La modalità preferita in tempi di pandemia è quella del pacco cibo, spesso consegnato a domicilio. Pasta, biscotti, olio, omogeneizzati, sughi. «C’è qualcuno che si ricorda di me e mi sostiene in questo momento assurdo», dice che riceve aiuto. Spesso tra volontari e beneficiari si crea un rapporto di amicizia. La diffidenza iniziale cede il passo alla confidenza. Prima del Covid si entrava in casa e si beveva un caffè insieme, oggi il pacco viene lasciato sullo zerbino e si chiacchiera al telefono.

Per rispondere all’aumento delle richieste, sono cresciute le donazioni delle aziende della filiera agroalimentare. Ma la raccolta del cibo cambia volto, è inevitabile. Ogni anno il Banco organizza la Giornata della Colletta alimentare: nei supermercati migliaia di volontari con la pettorina gialla invitano i clienti a fare la spesa per i più poveri.

Quest’anno però niente folle davanti ai market. «Per garantire la raccolta nella massima sicurezza, dal 21 novembre all’8 dicembre proporremo una card da due, cinque o dieci euro acquistabile alla cassa oppure online.
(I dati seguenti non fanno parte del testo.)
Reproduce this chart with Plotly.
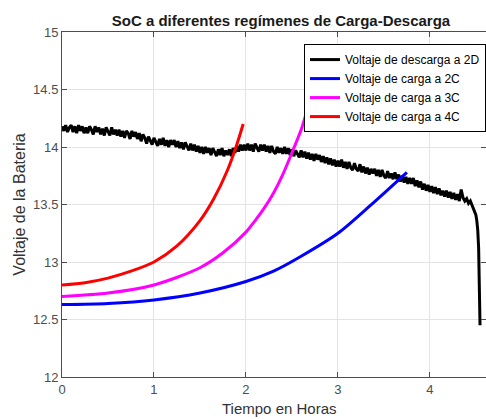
import plotly.graph_objects as go

# ---- data ----
t_desc = [0.00, 0.02, 0.04, 0.06, 0.08, 0.10, 0.12, 0.14, 0.16, 0.18,
          0.20, 0.22, 0.24, 0.26, 0.28, 0.30, 0.32, 0.34, 0.36, 0.38,
          0.40, 0.42, 0.44, 0.46, 0.48, 0.50, 0.52, 0.54, 0.56, 0.58,
          0.60, 0.62, 0.64, 0.66, 0.68, 0.70, 0.72, 0.74, 0.76, 0.78,
          0.80, 0.82, 0.84, 0.86, 0.88, 0.90, 0.92, 0.94, 0.96, 0.98,
          1.00, 1.02, 1.04, 1.06, 1.08, 1.10, 1.12, 1.14, 1.16, 1.18,
          1.20, 1.22, 1.24, 1.26, 1.28, 1.30, 1.32, 1.34, 1.36, 1.38,
          1.40, 1.42, 1.44, 1.46, 1.48, 1.50, 1.52, 1.54, 1.56, 1.58,
          1.60, 1.62, 1.64, 1.66, 1.68, 1.70, 1.72, 1.74, 1.76, 1.78,
          1.80, 1.82, 1.84, 1.86, 1.88, 1.90, 1.92, 1.94, 1.96, 1.98,
          2.00, 2.02, 2.04, 2.06, 2.08, 2.10, 2.12, 2.14, 2.16, 2.18,
          2.20, 2.22, 2.24, 2.26, 2.28, 2.30, 2.32, 2.34, 2.36, 2.38,
          2.40, 2.42, 2.44, 2.46, 2.48, 2.50, 2.52, 2.54, 2.56, 2.58,
          2.60, 2.62, 2.64, 2.66, 2.68, 2.70, 2.72, 2.74, 2.76, 2.78,
          2.80, 2.82, 2.84, 2.86, 2.88, 2.90, 2.92, 2.94, 2.96, 2.98,
          3.00, 3.02, 3.04, 3.06, 3.08, 3.10, 3.12, 3.14, 3.16, 3.18,
          3.20, 3.22, 3.24, 3.26, 3.28, 3.30, 3.32, 3.34, 3.36, 3.38,
          3.40, 3.42, 3.44, 3.46, 3.48, 3.50, 3.52, 3.54, 3.56, 3.58,
          3.60, 3.62, 3.64, 3.66, 3.68, 3.70, 3.72, 3.74, 3.76, 3.78,
          3.80, 3.82, 3.84, 3.86, 3.88, 3.90, 3.92, 3.94, 3.96, 3.98,
          4.00, 4.02, 4.04, 4.06, 4.08, 4.10, 4.12, 4.14, 4.16, 4.18,
          4.20, 4.22, 4.24, 4.26, 4.28, 4.30, 4.32, 4.34, 4.36, 4.38,
          4.40, 4.42, 4.44, 4.46, 4.48, 4.50, 4.51, 4.52, 4.53, 4.535,
          4.54, 4.545]
v_desc = [14.18, 14.14, 14.19, 14.13, 14.17, 14.19, 14.13, 14.18, 14.12, 14.19,
          14.14, 14.18, 14.12, 14.17, 14.12, 14.18, 14.15, 14.11, 14.18, 14.13,
          14.17, 14.11, 14.16, 14.10, 14.17, 14.14, 14.10, 14.17, 14.11, 14.15,
          14.10, 14.15, 14.09, 14.14, 14.08, 14.14, 14.12, 14.07, 14.14, 14.09,
          14.13, 14.07, 14.12, 14.05, 14.11, 14.08, 14.03, 14.09, 14.05, 14.02,
          14.08, 14.04, 14.01, 14.07, 14.02, 14.08, 14.01, 14.06, 14.00, 14.06,
          14.02, 14.06, 14.00, 14.05, 13.99, 14.04, 13.98, 14.04, 14.00, 13.97,
          14.03, 13.97, 14.02, 13.96, 14.01, 13.95, 14.00, 13.94, 14.00, 13.95,
          13.99, 13.93, 13.99, 13.95, 13.92, 13.98, 13.93, 13.99, 13.92, 13.97,
          13.93, 13.98, 13.92, 13.99, 13.95, 14.01, 13.96, 14.02, 13.97, 14.02,
          13.97, 14.03, 13.97, 14.02, 13.96, 14.03, 13.99, 13.96, 14.02, 13.97,
          14.02, 13.96, 14.01, 13.95, 14.01, 13.96, 13.94, 14.00, 13.95, 13.99,
          13.94, 14.00, 13.94, 13.99, 13.93, 13.98, 13.92, 13.97, 13.94, 13.91,
          13.97, 13.91, 13.96, 13.90, 13.95, 13.89, 13.94, 13.88, 13.94, 13.89,
          13.93, 13.87, 13.92, 13.86, 13.91, 13.85, 13.90, 13.84, 13.89, 13.83,
          13.88, 13.83, 13.89, 13.82, 13.87, 13.81, 13.87, 13.82, 13.80, 13.86,
          13.81, 13.79, 13.85, 13.78, 13.83, 13.77, 13.82, 13.76, 13.81, 13.77,
          13.81, 13.75, 13.80, 13.74, 13.80, 13.75, 13.73, 13.79, 13.73, 13.77,
          13.72, 13.78, 13.72, 13.76, 13.70, 13.75, 13.69, 13.74, 13.68, 13.73,
          13.68, 13.73, 13.66, 13.71, 13.65, 13.70, 13.63, 13.68, 13.62, 13.67,
          13.61, 13.66, 13.60, 13.65, 13.59, 13.64, 13.58, 13.62, 13.57, 13.62,
          13.56, 13.61, 13.55, 13.60, 13.54, 13.59, 13.53, 13.63, 13.56, 13.53,
          13.55, 13.51, 13.53, 13.49, 13.46, 13.41, 13.36, 13.28, 13.12, 12.90,
          12.68, 12.45]

t_2c = [0.0, 0.5, 1.0, 1.5, 2.0, 2.3, 2.6, 3.0, 3.35, 3.75]
v_2c = [12.63, 12.64, 12.67, 12.73, 12.83, 12.92, 13.05, 13.25, 13.49, 13.78]

t_3c = [0.0, 0.5, 1.0, 1.5, 1.75, 2.0, 2.1, 2.2, 2.3, 2.4, 2.5, 2.6, 2.65]
v_3c = [12.70, 12.73, 12.80, 12.95, 13.08, 13.26, 13.36, 13.47, 13.60, 13.76, 13.95, 14.15, 14.28]

t_4c = [0.0, 0.25, 0.5, 0.75, 1.0, 1.25, 1.5, 1.65, 1.8, 1.9, 1.97]
v_4c = [12.80, 12.82, 12.86, 12.92, 13.00, 13.14, 13.36, 13.55, 13.80, 14.02, 14.20]

names = ["Voltaje de descarga a 2D", "Voltaje de carga a 2C",
         "Voltaje de carga a 3C", "Voltaje de carga a 4C"]
colors = ["#000000", "#0000ff", "#ff00ff", "#ff0000"]
x_ticks = [0, 1, 2, 3, 4]
y_ticks = [12, 12.5, 13, 13.5, 14, 14.5, 15]
y_tick_text = ["12", "12.5", "13", "13.5", "14", "14.5", "15"]

FONT = "Liberation Sans, Arial, sans-serif"

fig = go.Figure()
fig.add_trace(go.Scatter(x=t_desc, y=v_desc, mode="lines", name=names[0],
                         line=dict(color=colors[0], width=3)))
for tt, vv, nm, cl in [(t_2c, v_2c, names[1], colors[1]),
                       (t_3c, v_3c, names[2], colors[2]),
                       (t_4c, v_4c, names[3], colors[3])]:
    fig.add_trace(go.Scatter(x=tt, y=vv, mode="lines", name=nm,
                             line=dict(color=cl, width=3, shape="spline", smoothing=0.8)))

axis_common = dict(showline=True, linecolor="#4d4d4d", linewidth=1, mirror="allticks",
                   ticks="inside", ticklen=5, tickcolor="#4d4d4d",
                   showgrid=True, gridcolor="#e3e3e3", gridwidth=1, zeroline=False,
                   tickfont=dict(family=FONT, size=13, color="#4d4d4d"))

fig.update_layout(
    width=486, height=419,
    margin=dict(l=62, r=0, t=32, b=42),
    paper_bgcolor="white", plot_bgcolor="white",
    title=dict(text="<b>SoC a diferentes regímenes de Carga-Descarga</b>",
               xref="paper", x=0.5165, xanchor="center",
               yref="container", y=0.95, yanchor="middle",
               font=dict(family=FONT, size=15, color="#1a1a1a")),
    xaxis=dict(range=[0, 4.61], tickvals=x_ticks, ticktext=[str(v) for v in x_ticks],
               **axis_common),
    yaxis=dict(range=[12, 15], tickvals=y_ticks, ticktext=y_tick_text,
               title=dict(text="Voltaje de la Bateria", standoff=3,
                          font=dict(family=FONT, size=16, color="#333333")),
               **axis_common),
    legend=dict(x=1, xanchor="right", y=0.965, yanchor="top",
                bgcolor="white", bordercolor="#000000", borderwidth=1,
                font=dict(family=FONT, size=12, color="#000000"),
                tracegroupgap=0, itemwidth=30),
    showlegend=True,
    annotations=[dict(text="Tiempo en Horas", xref="paper", yref="paper",
                      x=0.514, y=-0.09, xanchor="center", yanchor="middle",
                      showarrow=False,
                      font=dict(family=FONT, size=15, color="#333333"))],
)

fig.write_html("out.html", config={"displayModeBar": False},
               post_script="document.body.style.margin='0';")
Soldi che si trasformeranno in cibo per gli indigenti».

Un gesto importante in un periodo denso di proteste e tensioni sociali, spesso cavalcate dalle frange estremiste. Attività come la distribuzione del cibo rappresentano anche un contributo al mantenimento dell’ordine pubblico, «Chi lavora per venire incontro a questi bisogni previene le strumentalizzazioni delle necessità primarie delle famiglie da parte della criminalità», ha riconosciuto il prefetto di Catania Claudio Sammartino.

E il presidente del Banco Alimentare non ha dubbi: «La generosità va educata, sostenuta e alimentata. Con la nuova ondata del virus, vedo il rischio di un individualismo di ritorno. Dopo i canti sui balconi e la solidarietà della scorsa primavera, oggi la paura potrebbe generare il si salvi chi può e sarebbe deleterio per la convivenza civile». Ognuno dovrebbe fare la sua parte. Il governo, prima di tutti. «Le istituzioni, quando va bene, conoscono il bisogno, ma è il volontario sul territorio che conosce il bisognoso».